■ Exercise: Skip all pictures, then print the remaining material exactly.

+---+

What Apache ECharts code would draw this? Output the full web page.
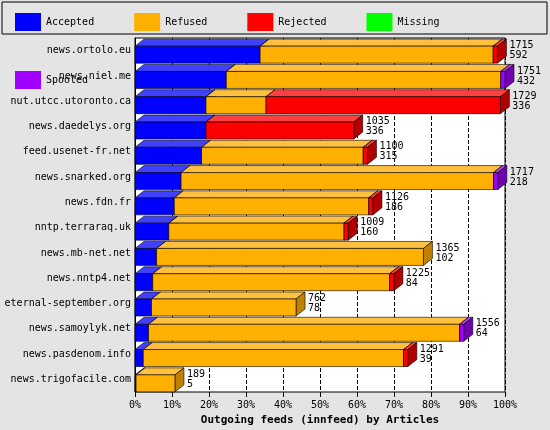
<!DOCTYPE html><html><head><meta charset="utf-8">
<script src="https://cdn.jsdelivr.net/npm/echarts@6/dist/echarts.min.js"></script>
<style>body{margin:0;background:#e4e4e4}#c{width:550px;height:430px}</style></head><body><div id="c"></div>
<script>
const categories=["news.ortolo.eu","news.niel.me","nut.utcc.utoronto.ca","news.daedelys.org","feed.usenet-fr.net","news.snarked.org","news.fdn.fr","nntp.terraraq.uk","news.mb-net.net","news.nntp4.net","eternal-september.org","news.samoylyk.net","news.pasdenom.info","news.trigofacile.com"];
const totals=[1715,1751,1729,1035,1100,1717,1126,1009,1365,1225,762,1556,1291,189];
const accepted=[592,432,336,336,315,218,186,160,102,84,78,64,39,5];
const refused=[1103,1299,284,0,765,1479,920,829,1263,1121,684,1472,1232,184];
const rejected=[20,0,1109,699,20,0,20,20,0,20,0,0,20,0];
const missing=[0,0,0,0,0,0,0,0,0,0,0,0,0,0];
const spooled=[0,20,0,0,0,20,0,0,0,0,0,20,0,0];
const tickLabels=["0%","10%","20%","30%","40%","50%","60%","70%","80%","90%","100%"];
const maxTotal=1751;
const names=["Accepted","Refused","Rejected","Missing","Spooled"];
const colors=["#0000ff","#ffb000","#ff0000","#00ff00","#a000ff"];
const tops=["#4040ff","#ffc040","#ff4040","#40ff40","#b840ff"];
const sides=["#0000b0","#c08000","#b00000","#00b000","#7000b0"];
const arrs=[accepted,refused,rejected,missing,spooled];
const D=9,D2=7;
const series=[];
const cum=categories.map(()=>0);
arrs.forEach((a,k)=>{
  const data=a.map((v,i)=>{const s=cum[i];cum[i]+=v;return [i,s,s+v];});
  series.push({type:'custom',name:names[k],itemStyle:{color:colors[k]},data:data,encode:{y:0,x:[1,2]},
    renderItem:function(p,api){
      const y=api.value(0),s=api.value(1),e=api.value(2);
      if(e-s<=0)return;
      const a0=api.coord([s,y]),a1=api.coord([e,y]);
      const h=17;
      const x0=a0[0],x1=a1[0],t=a0[1]-h/2+4,b=t+h;
      const ls={stroke:'#000',lineWidth:0.6};
      return {type:'group',children:[
        {type:'polygon',shape:{points:[[x0,t],[x0+D,t-D2],[x1+D,t-D2],[x1,t]]},style:Object.assign({fill:tops[k]},ls)},
        {type:'polygon',shape:{points:[[x1,t],[x1+D,t-D2],[x1+D,b-D2],[x1,b]]},style:Object.assign({fill:sides[k]},ls)},
        {type:'rect',shape:{x:x0,y:t,width:x1-x0,height:b-t},style:Object.assign({fill:colors[k]},ls)}
      ]};
    }});
});
series.push({type:'custom',name:'lbl',silent:true,data:totals.map((t,i)=>[i,t,accepted[i]]),encode:{y:0,x:1},
  renderItem:function(p,api){
    const y=api.value(0),c=api.coord([api.value(1),y]);
    return {type:'text',style:{x:c[0]+D+3,y:c[1]-10,text:api.value(1)+'\n'+api.value(2),font:'10px "DejaVu Sans Mono"',fill:'#000',lineHeight:10}};
  }});
const chart=echarts.init(document.getElementById('c'));
chart.setOption({
  animation:false,backgroundColor:'#e4e4e4',
  textStyle:{fontFamily:'DejaVu Sans Mono'},
  legend:{data:names,top:8,left:10,itemGap:40,itemWidth:26,itemHeight:18,textStyle:{fontSize:10,color:'#000'},icon:'rect'},
  grid:{left:135,right:45,top:38,bottom:38,containLabel:false,outerBoundsMode:'none'},
  xAxis:{type:'value',min:0,max:maxTotal,interval:maxTotal/10,
    name:'Outgoing feeds (innfeed) by Articles',nameLocation:'middle',nameGap:22,nameTextStyle:{fontWeight:'bold',fontSize:11,color:'#000'},
    axisLabel:{fontSize:10,color:'#000',formatter:(v)=>tickLabels[Math.round(v/maxTotal*10)]},
    axisLine:{lineStyle:{color:'#000'}},axisTick:{show:true,lineStyle:{color:'#000'}},
    splitLine:{show:true,lineStyle:{color:'#000',type:'dashed'}}},
  yAxis:{type:'category',data:categories,inverse:true,axisLabel:{fontSize:10,color:'#000',margin:4},
    axisLine:{lineStyle:{color:'#000'}},axisTick:{show:false}},
  graphic:[{type:'rect',shape:{x:135,y:38,width:370,height:354},style:{fill:'#fff',stroke:'#000'},z:-10,silent:true},
           {type:'rect',shape:{x:2,y:2,width:545,height:32},style:{fill:'none',stroke:'#000'},silent:true}],
  series:series
});
</script></body></html>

+---+

■ Result for this exercise:
What Apache ECharts code would draw this? Output the full web page.
<!DOCTYPE html><html><head><meta charset="utf-8">
<script src="https://cdn.jsdelivr.net/npm/echarts@6/dist/echarts.min.js"></script>
<style>body{margin:0;background:#e4e4e4}#c{width:550px;height:430px}</style></head><body><div id="c"></div>
<script>
const categories=["news.ortolo.eu","news.niel.me","nut.utcc.utoronto.ca","news.daedelys.org","feed.usenet-fr.net","news.snarked.org","news.fdn.fr","nntp.terraraq.uk","news.mb-net.net","news.nntp4.net","eternal-september.org","news.samoylyk.net","news.pasdenom.info","news.trigofacile.com"];
const totals=[1715,1751,1729,1035,1100,1717,1126,1009,1365,1225,762,1556,1291,189];
const accepted=[592,432,336,336,315,218,186,160,102,84,78,64,39,5];
const refused=[1103,1299,284,0,765,1479,920,829,1263,1121,684,1472,1232,184];
const rejected=[20,0,1109,699,20,0,20,20,0,20,0,0,20,0];
const missing=[0,0,0,0,0,0,0,0,0,0,0,0,0,0];
const spooled=[0,20,0,0,0,20,0,0,0,0,0,20,0,0];
const tickLabels=["0%","10%","20%","30%","40%","50%","60%","70%","80%","90%","100%"];
const maxTotal=1751;
const names=["Accepted","Refused","Rejected","Missing","Spooled"];
const colors=["#0000ff","#ffb000","#ff0000","#00ff00","#a000ff"];
const tops=["#4040ff","#ffc040","#ff4040","#40ff40","#b840ff"];
const sides=["#0000b0","#c08000","#b00000","#00b000","#7000b0"];
const arrs=[accepted,refused,rejected,missing,spooled];
const D=9,D2=7;
const series=[];
const cum=categories.map(()=>0);
arrs.forEach((a,k)=>{
  const data=a.map((v,i)=>{const s=cum[i];cum[i]+=v;return [i,s,s+v];});
  series.push({type:'custom',name:names[k],itemStyle:{color:colors[k]},data:data,encode:{y:0,x:[1,2]},
    renderItem:function(p,api){
      const y=api.value(0),s=api.value(1),e=api.value(2);
      if(e-s<=0)return;
      const a0=api.coord([s,y]),a1=api.coord([e,y]);
      const h=17;
      const x0=a0[0],x1=a1[0],t=a0[1]-h/2+4,b=t+h;
      const ls={stroke:'#000',lineWidth:0.6};
      return {type:'group',children:[
        {type:'polygon',shape:{points:[[x0,t],[x0+D,t-D2],[x1+D,t-D2],[x1,t]]},style:Object.assign({fill:tops[k]},ls)},
        {type:'polygon',shape:{points:[[x1,t],[x1+D,t-D2],[x1+D,b-D2],[x1,b]]},style:Object.assign({fill:sides[k]},ls)},
        {type:'rect',shape:{x:x0,y:t,width:x1-x0,height:b-t},style:Object.assign({fill:colors[k]},ls)}
      ]};
    }});
});
series.push({type:'custom',name:'lbl',silent:true,data:totals.map((t,i)=>[i,t,accepted[i]]),encode:{y:0,x:1},
  renderItem:function(p,api){
    const y=api.value(0),c=api.coord([api.value(1),y]);
    return {type:'text',style:{x:c[0]+D+3,y:c[1]-10,text:api.value(1)+'\n'+api.value(2),font:'10px "DejaVu Sans Mono"',fill:'#000',lineHeight:10}};
  }});
const chart=echarts.init(document.getElementById('c'));
chart.setOption({
  animation:false,backgroundColor:'#e4e4e4',
  textStyle:{fontFamily:'DejaVu Sans Mono'},
  legend:{data:names,top:8,left:10,itemGap:40,itemWidth:26,itemHeight:18,textStyle:{fontSize:10,color:'#000'},icon:'rect'},
  grid:{left:135,right:45,top:38,bottom:38,containLabel:false,outerBoundsMode:'none'},
  xAxis:{type:'value',min:0,max:maxTotal,interval:maxTotal/10,
    name:'Outgoing feeds (innfeed) by Articles',nameLocation:'middle',nameGap:22,nameTextStyle:{fontWeight:'bold',fontSize:11,color:'#000'},
    axisLabel:{fontSize:10,color:'#000',formatter:(v)=>tickLabels[Math.round(v/maxTotal*10)]},
    axisLine:{lineStyle:{color:'#000'}},axisTick:{show:true,lineStyle:{color:'#000'}},
    splitLine:{show:true,lineStyle:{color:'#000',type:'dashed'}}},
  yAxis:{type:'category',data:categories,inverse:true,axisLabel:{fontSize:10,color:'#000',margin:4},
    axisLine:{lineStyle:{color:'#000'}},axisTick:{show:false}},
  graphic:[{type:'rect',shape:{x:135,y:38,width:370,height:354},style:{fill:'#fff',stroke:'#000'},z:-10,silent:true},
           {type:'rect',shape:{x:2,y:2,width:545,height:32},style:{fill:'none',stroke:'#000'},silent:true}],
  series:series
});
</script></body></html>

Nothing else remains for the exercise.